[Exercise objective] Pictures do not belong in your copy. Repeat all the other data exactly.

(Code that draws figures)
* * * * * * *

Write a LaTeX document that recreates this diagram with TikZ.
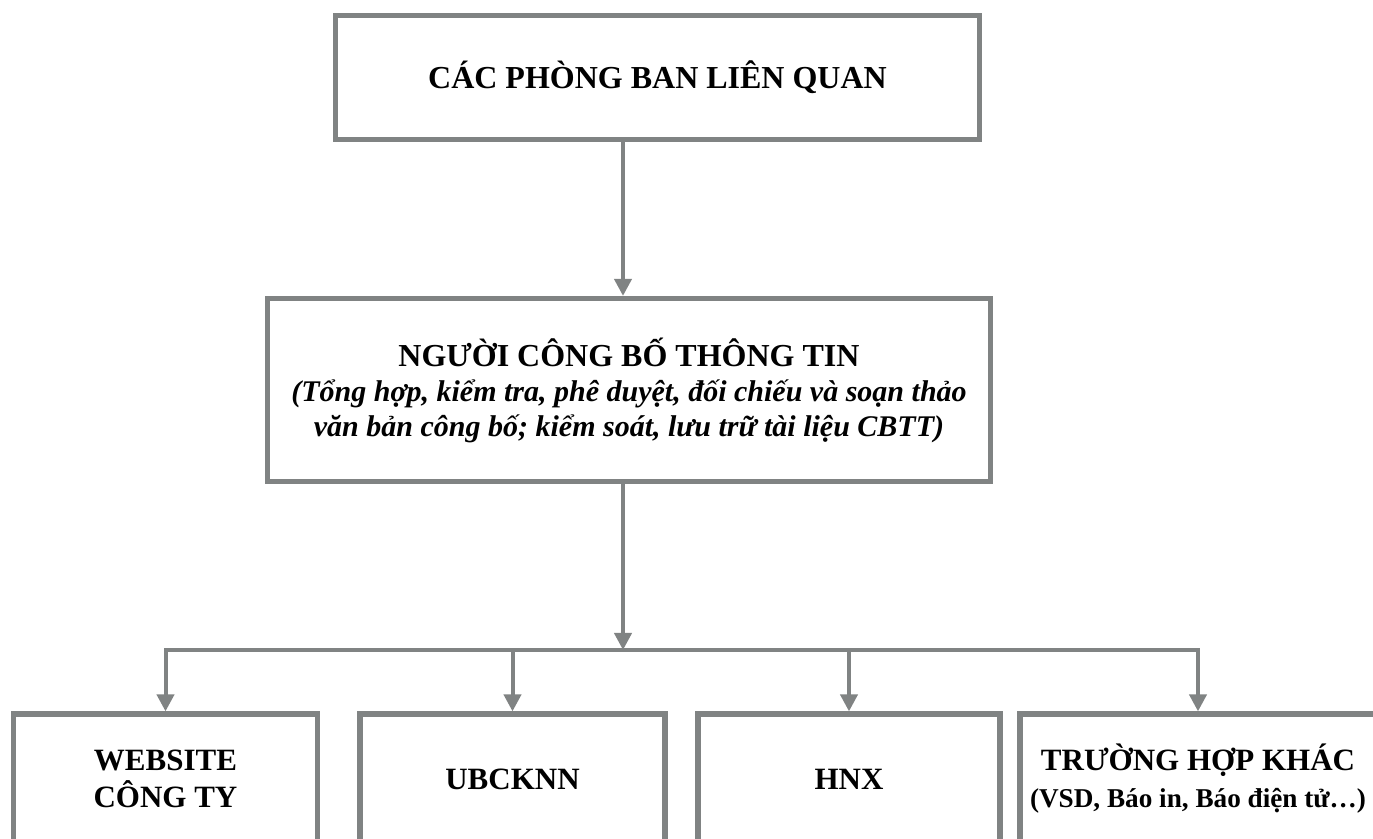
\documentclass[tikz,border=0pt]{standalone}
\usepackage{fontspec}
\setmainfont{Liberation Serif}
\usetikzlibrary{arrows.meta}
\definecolor{framegray}{RGB}{128,131,131}
\newcommand{\framewidth}{2.6pt}

\begin{document}
\begin{tikzpicture}[x=0.5pt,y=-0.5pt,
    box/.style={draw=framegray, line width=\framewidth, rectangle, inner sep=0pt, align=center,
      font=\bfseries\fontsize{16}{17.5}\selectfont},
    lowbox/.style={box, minimum height=65pt, font=\bfseries\fontsize{15.5}{18.5}\selectfont},
    link/.style={draw=framegray, line width=2pt, -{Triangle[width=8.5pt,length=8.5pt]}},
    bar/.style={draw=framegray, line width=2pt, line cap=rect}]
    \useasboundingbox (0,0) rectangle (1373,839);
    \clip (0,0) rectangle (1373,839);

      \node (phongban) at (657.5,77.5) [box, minimum width=322pt, minimum height=62pt] {CÁC PHÒNG BAN LIÊN QUAN};
      \node (nguoicbtt) at (629,390) [box, minimum width=361.5pt, minimum height=91.5pt]
        {NGƯỜI CÔNG BỐ THÔNG TIN\\
         {\fontsize{15}{17.5}\selectfont\itshape (Tổng hợp, kiểm tra, phê duyệt, đối chiếu và soạn thảo}\\
         {\fontsize{15}{17.5}\selectfont\itshape văn bản công bố; kiểm soát, lưu trữ tài liệu CBTT)}};
      \node (website) at (165.5,779) [lowbox, minimum width=152pt] {WEBSITE\\CÔNG TY};
      \node (ubcknn) at (512.5,779) [lowbox, minimum width=152.5pt] {UBCKNN};
      \node (hnx) at (849,779) [lowbox, minimum width=151pt] {HNX};
      \node (khac) at (1198,779) [lowbox, minimum width=178pt]
        {TRƯỜNG HỢP KHÁC\\{\fontsize{13.6}{18.5}\selectfont (VSD, Báo in, Báo điện tử…)}};
      \coordinate (split) at (623,650);

      \draw[link] (phongban.south -| split) to (nguoicbtt.north -| split);
      \draw[link] (nguoicbtt.south -| split) to (split);
      \draw[bar] (split -| website) to (split -| khac);
      \foreach \b in {website,ubcknn,hnx,khac}
        \draw[link] (split -| \b) to (\b.north);

  \end{tikzpicture}
\end{document}
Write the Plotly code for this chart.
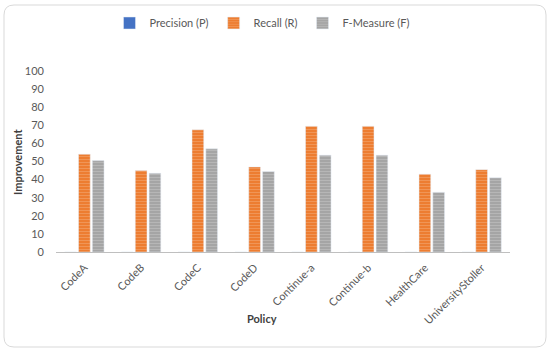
import plotly.graph_objects as go

categories = ["CodeA", "CodeB", "CodeC", "CodeD", "Continue-a", "Continue-b", "HealthCare", "UniversityStoller"]
precision = [0, 0, 0, 0, 0, 0, 0, 0]
recall = [54, 45, 67.5, 47, 69.5, 69.5, 43, 45.5]
fmeasure = [50.5, 43.5, 57, 44.5, 53.5, 53.5, 33, 41]
y_ticks = [0, 10, 20, 30, 40, 50, 60, 70, 80, 90, 100]

FONT = "Lato, Liberation Sans, sans-serif"
TXT = "#595959"

fig = go.Figure()
fig.add_trace(go.Bar(name="Precision (P)", x=categories, y=precision,
                     marker=dict(color="#4472C4")))
fig.add_trace(go.Bar(name="Recall (R)", x=categories, y=recall,
                     marker=dict(color="#ED7D31",
                                 pattern=dict(shape="-", fgcolor="#F4B183", size=3, solidity=0.3))))
fig.add_trace(go.Bar(name="F-Measure (F)", x=categories, y=fmeasure,
                     marker=dict(color="#A5A5A5",
                                 pattern=dict(shape="-", fgcolor="#C9C9C9", size=3, solidity=0.3))))

L, R, T, B = 56, 40, 71, 101
W, H = 550, 353
pw, ph = W - L - R, H - T - B

def px(x):
    return (x - L) / pw

def py(y):
    return (H - B - y) / ph

# rounded outer border
x0, x1, y0, y1, r = 4, 546, 5, 347, 10
path = (f"M {px(x0+r)},{py(y0)} L {px(x1-r)},{py(y0)} "
        f"Q {px(x1)},{py(y0)} {px(x1)},{py(y0+r)} L {px(x1)},{py(y1-r)} "
        f"Q {px(x1)},{py(y1)} {px(x1-r)},{py(y1)} L {px(x0+r)},{py(y1)} "
        f"Q {px(x0)},{py(y1)} {px(x0)},{py(y1-r)} L {px(x0)},{py(y0+r)} "
        f"Q {px(x0)},{py(y0)} {px(x0+r)},{py(y0)} Z")

fig.update_layout(
    width=W, height=H,
    margin=dict(l=L, r=R, t=T, b=B, autoexpand=False),
    paper_bgcolor="white", plot_bgcolor="white",
    barmode="group", bargap=0.27, bargroupgap=0.15,
    font=dict(family=FONT, size=11, color=TXT),
    showlegend=True,
    legend=dict(orientation="h", x=px(262), xanchor="center", y=py(23), yanchor="middle",
                font=dict(size=11, color=TXT), itemwidth=30, tracegroupgap=0,
                bgcolor="rgba(0,0,0,0)"),
    xaxis=dict(showgrid=False, showline=True, linecolor="#BFBFBF", linewidth=1,
               tickangle=-45, ticks="", ticklabelstandoff=4, tickfont=dict(size=11, color=TXT)),
    yaxis=dict(range=[0, 100], tickvals=y_ticks, showgrid=False, showline=False,
               zeroline=False, ticks="", ticklabelstandoff=11, tickfont=dict(size=11, color=TXT)),
    annotations=[
        dict(text="<b>Policy</b>", xref="paper", yref="paper", x=px(262), y=py(318),
             showarrow=False, font=dict(size=11, color="#404040"),
             xanchor="center", yanchor="middle"),
        dict(text="<b>Improvement</b>", xref="paper", yref="paper", x=px(17), y=py(162),
             showarrow=False, textangle=-90, font=dict(size=11, color="#404040"),
             xanchor="center", yanchor="middle"),
    ],
    shapes=[dict(type="path", path=path, xref="paper", yref="paper",
                 line=dict(color="#D9D9D9", width=1), layer="below")],
)

fig.write_html("out.html", config={"displayModeBar": False},
               post_script="document.body.style.margin='0';")
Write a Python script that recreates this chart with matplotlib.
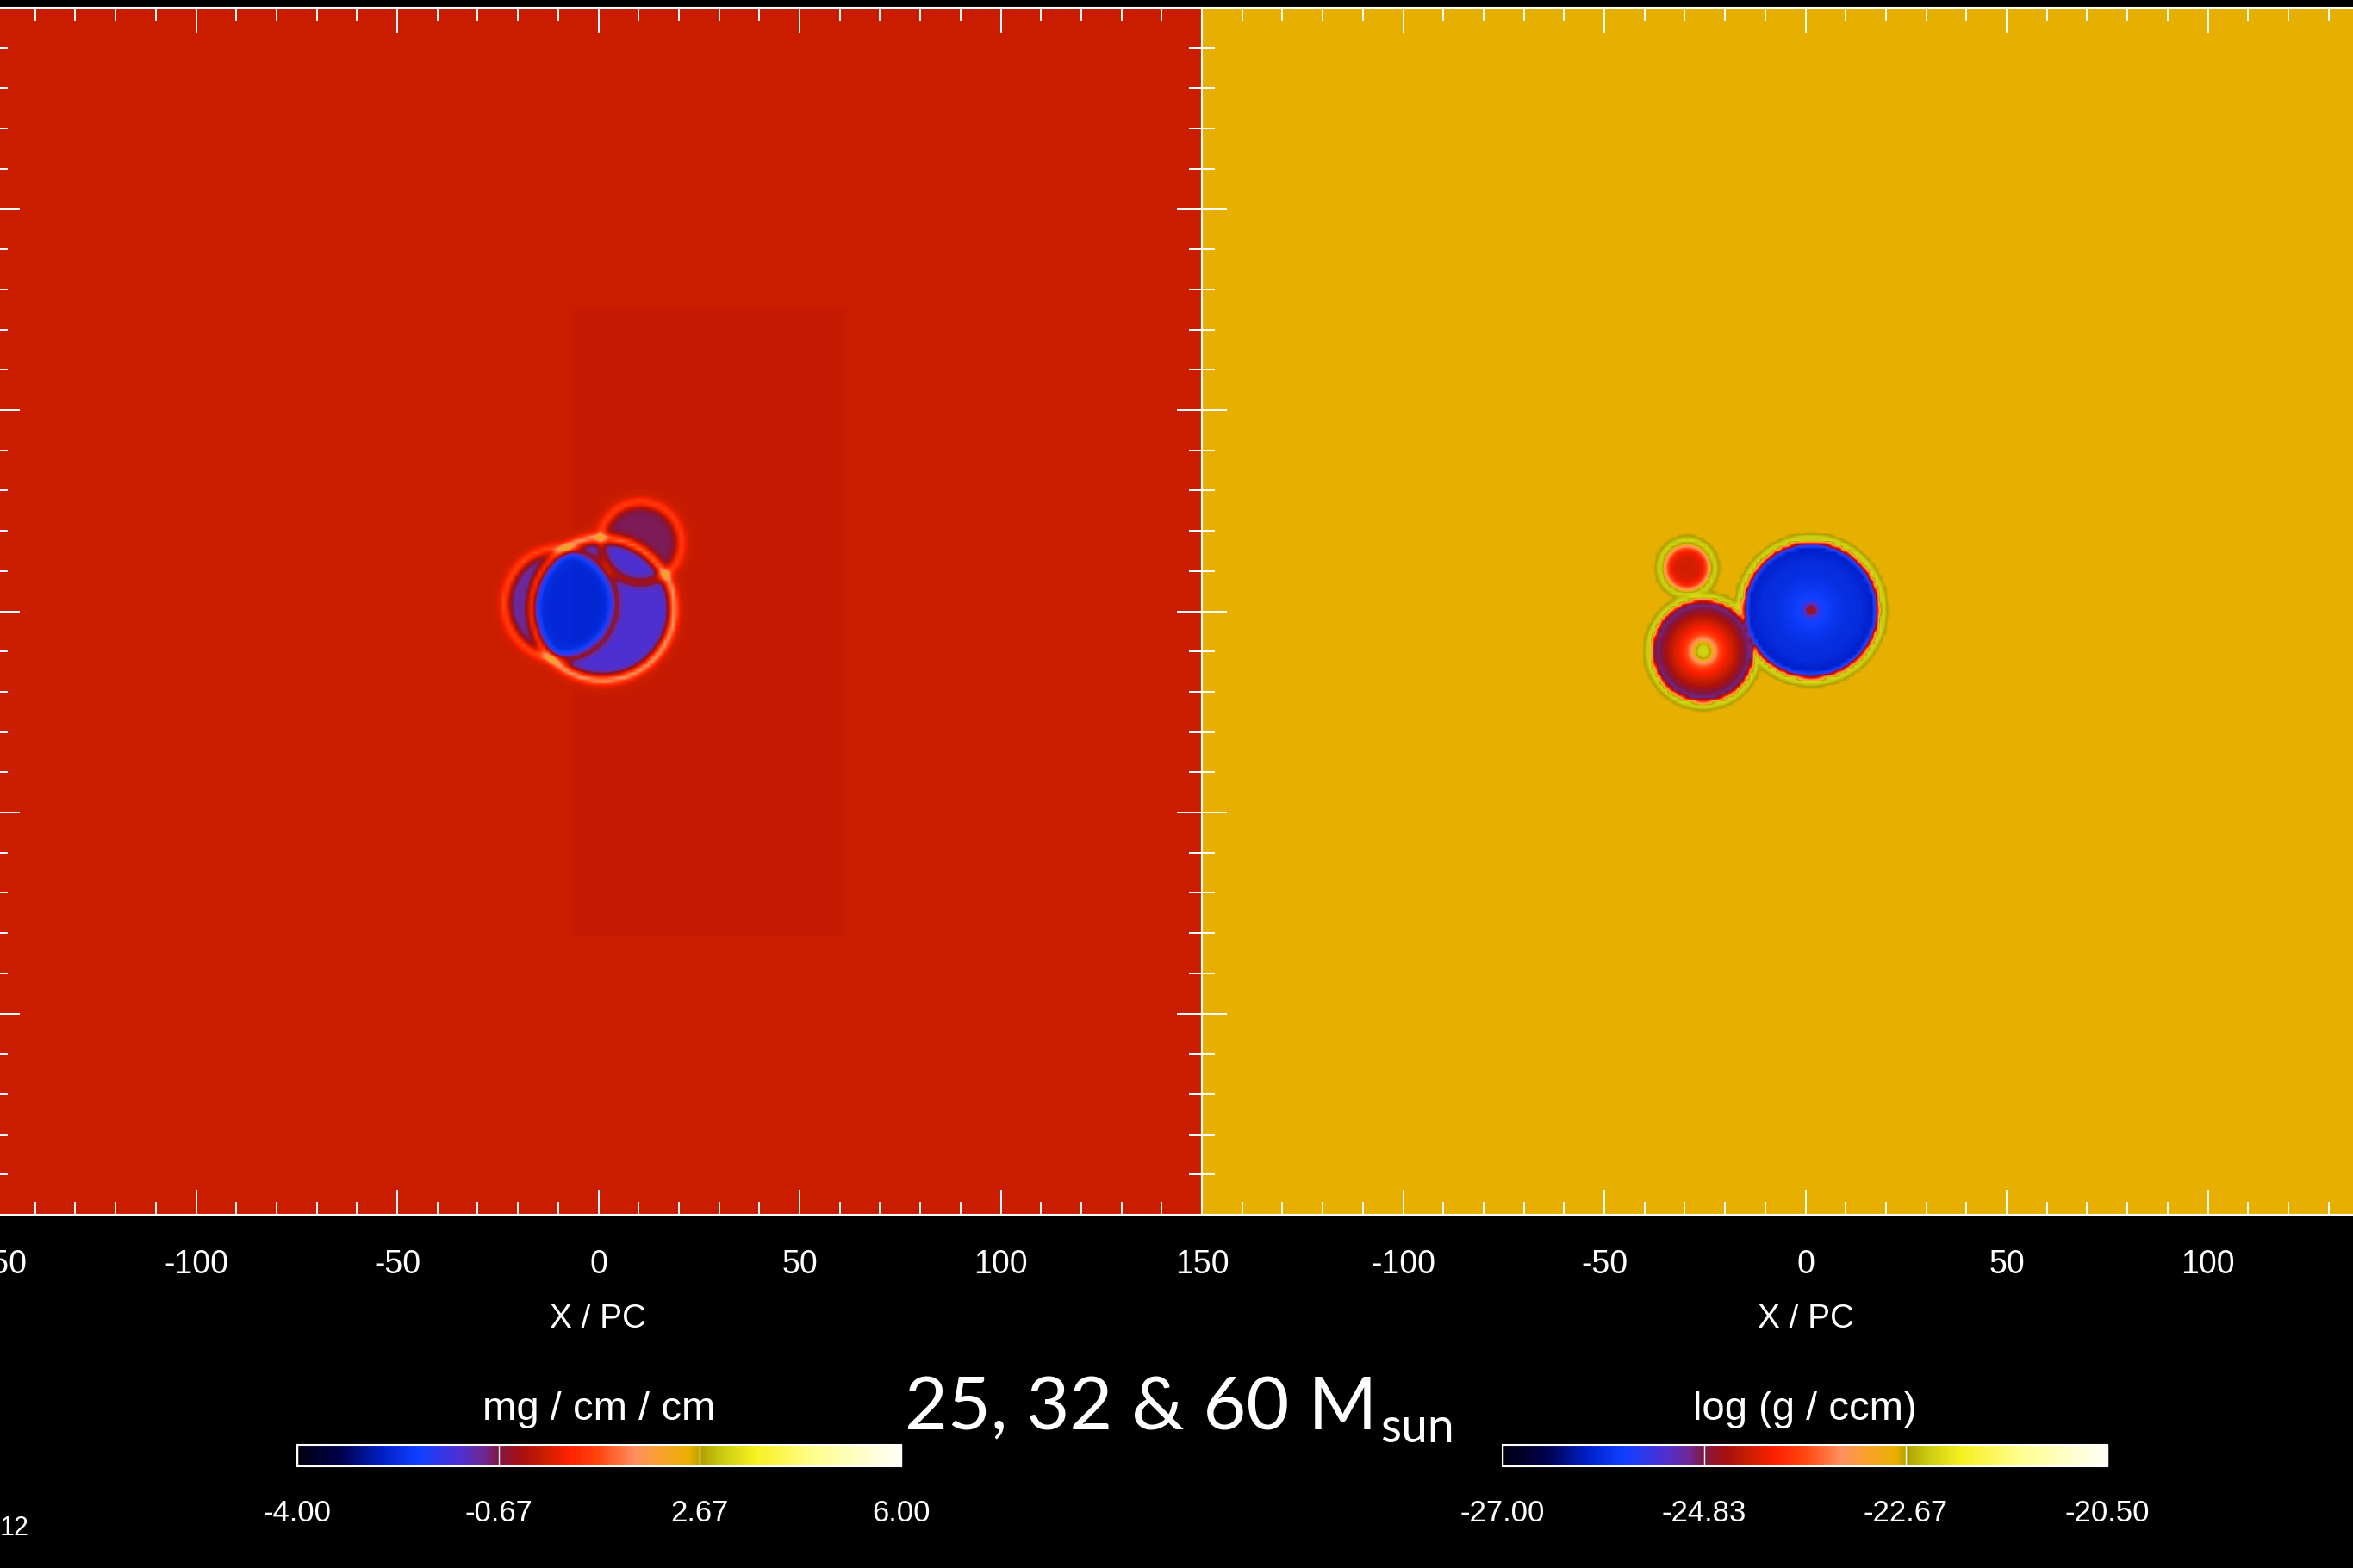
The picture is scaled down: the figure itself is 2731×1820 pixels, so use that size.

* * * * * * *

[Task response]
Write a LaTeX document that recreates this diagram with TikZ.
\documentclass[tikz,border=0pt]{standalone}
\usepackage{fontspec}
\setmainfont{Liberation Serif}
\usetikzlibrary{arrows.meta}
\definecolor{framegray}{RGB}{128,131,131}
\newcommand{\framewidth}{2.6pt}

\begin{document}
\begin{tikzpicture}[x=0.5pt,y=-0.5pt,
    box/.style={draw=framegray, line width=\framewidth, rectangle, inner sep=0pt, align=center,
      font=\bfseries\fontsize{16}{17.5}\selectfont},
    lowbox/.style={box, minimum height=65pt, font=\bfseries\fontsize{15.5}{18.5}\selectfont},
    link/.style={draw=framegray, line width=2pt, -{Triangle[width=8.5pt,length=8.5pt]}},
    bar/.style={draw=framegray, line width=2pt, line cap=rect}]
    \useasboundingbox (0,0) rectangle (1373,839);
    \clip (0,0) rectangle (1373,839);

      \node (phongban) at (657.5,77.5) [box, minimum width=322pt, minimum height=62pt] {CÁC PHÒNG BAN LIÊN QUAN};
      \node (nguoicbtt) at (629,390) [box, minimum width=361.5pt, minimum height=91.5pt]
        {NGƯỜI CÔNG BỐ THÔNG TIN\\
         {\fontsize{15}{17.5}\selectfont\itshape (Tổng hợp, kiểm tra, phê duyệt, đối chiếu và soạn thảo}\\
         {\fontsize{15}{17.5}\selectfont\itshape văn bản công bố; kiểm soát, lưu trữ tài liệu CBTT)}};
      \node (website) at (165.5,779) [lowbox, minimum width=152pt] {WEBSITE\\CÔNG TY};
      \node (ubcknn) at (512.5,779) [lowbox, minimum width=152.5pt] {UBCKNN};
      \node (hnx) at (849,779) [lowbox, minimum width=151pt] {HNX};
      \node (khac) at (1198,779) [lowbox, minimum width=178pt]
        {TRƯỜNG HỢP KHÁC\\{\fontsize{13.6}{18.5}\selectfont (VSD, Báo in, Báo điện tử…)}};
      \coordinate (split) at (623,650);

      \draw[link] (phongban.south -| split) to (nguoicbtt.north -| split);
      \draw[link] (nguoicbtt.south -| split) to (split);
      \draw[bar] (split -| website) to (split -| khac);
      \foreach \b in {website,ubcknn,hnx,khac}
        \draw[link] (split -| \b) to (\b.north);

  \end{tikzpicture}
\end{document}
Write the Plotly code for this chart.
import plotly.graph_objects as go

categories = ["CodeA", "CodeB", "CodeC", "CodeD", "Continue-a", "Continue-b", "HealthCare", "UniversityStoller"]
precision = [0, 0, 0, 0, 0, 0, 0, 0]
recall = [54, 45, 67.5, 47, 69.5, 69.5, 43, 45.5]
fmeasure = [50.5, 43.5, 57, 44.5, 53.5, 53.5, 33, 41]
y_ticks = [0, 10, 20, 30, 40, 50, 60, 70, 80, 90, 100]

FONT = "Lato, Liberation Sans, sans-serif"
TXT = "#595959"

fig = go.Figure()
fig.add_trace(go.Bar(name="Precision (P)", x=categories, y=precision,
                     marker=dict(color="#4472C4")))
fig.add_trace(go.Bar(name="Recall (R)", x=categories, y=recall,
                     marker=dict(color="#ED7D31",
                                 pattern=dict(shape="-", fgcolor="#F4B183", size=3, solidity=0.3))))
fig.add_trace(go.Bar(name="F-Measure (F)", x=categories, y=fmeasure,
                     marker=dict(color="#A5A5A5",
                                 pattern=dict(shape="-", fgcolor="#C9C9C9", size=3, solidity=0.3))))

L, R, T, B = 56, 40, 71, 101
W, H = 550, 353
pw, ph = W - L - R, H - T - B

def px(x):
    return (x - L) / pw

def py(y):
    return (H - B - y) / ph

# rounded outer border
x0, x1, y0, y1, r = 4, 546, 5, 347, 10
path = (f"M {px(x0+r)},{py(y0)} L {px(x1-r)},{py(y0)} "
        f"Q {px(x1)},{py(y0)} {px(x1)},{py(y0+r)} L {px(x1)},{py(y1-r)} "
        f"Q {px(x1)},{py(y1)} {px(x1-r)},{py(y1)} L {px(x0+r)},{py(y1)} "
        f"Q {px(x0)},{py(y1)} {px(x0)},{py(y1-r)} L {px(x0)},{py(y0+r)} "
        f"Q {px(x0)},{py(y0)} {px(x0+r)},{py(y0)} Z")

fig.update_layout(
    width=W, height=H,
    margin=dict(l=L, r=R, t=T, b=B, autoexpand=False),
    paper_bgcolor="white", plot_bgcolor="white",
    barmode="group", bargap=0.27, bargroupgap=0.15,
    font=dict(family=FONT, size=11, color=TXT),
    showlegend=True,
    legend=dict(orientation="h", x=px(262), xanchor="center", y=py(23), yanchor="middle",
                font=dict(size=11, color=TXT), itemwidth=30, tracegroupgap=0,
                bgcolor="rgba(0,0,0,0)"),
    xaxis=dict(showgrid=False, showline=True, linecolor="#BFBFBF", linewidth=1,
               tickangle=-45, ticks="", ticklabelstandoff=4, tickfont=dict(size=11, color=TXT)),
    yaxis=dict(range=[0, 100], tickvals=y_ticks, showgrid=False, showline=False,
               zeroline=False, ticks="", ticklabelstandoff=11, tickfont=dict(size=11, color=TXT)),
    annotations=[
        dict(text="<b>Policy</b>", xref="paper", yref="paper", x=px(262), y=py(318),
             showarrow=False, font=dict(size=11, color="#404040"),
             xanchor="center", yanchor="middle"),
        dict(text="<b>Improvement</b>", xref="paper", yref="paper", x=px(17), y=py(162),
             showarrow=False, textangle=-90, font=dict(size=11, color="#404040"),
             xanchor="center", yanchor="middle"),
    ],
    shapes=[dict(type="path", path=path, xref="paper", yref="paper",
                 line=dict(color="#D9D9D9", width=1), layer="below")],
)

fig.write_html("out.html", config={"displayModeBar": False},
               post_script="document.body.style.margin='0';")
Write a Python script that recreates this chart with matplotlib.
The picture is scaled down: the figure itself is 2731×1820 pixels, so use that size.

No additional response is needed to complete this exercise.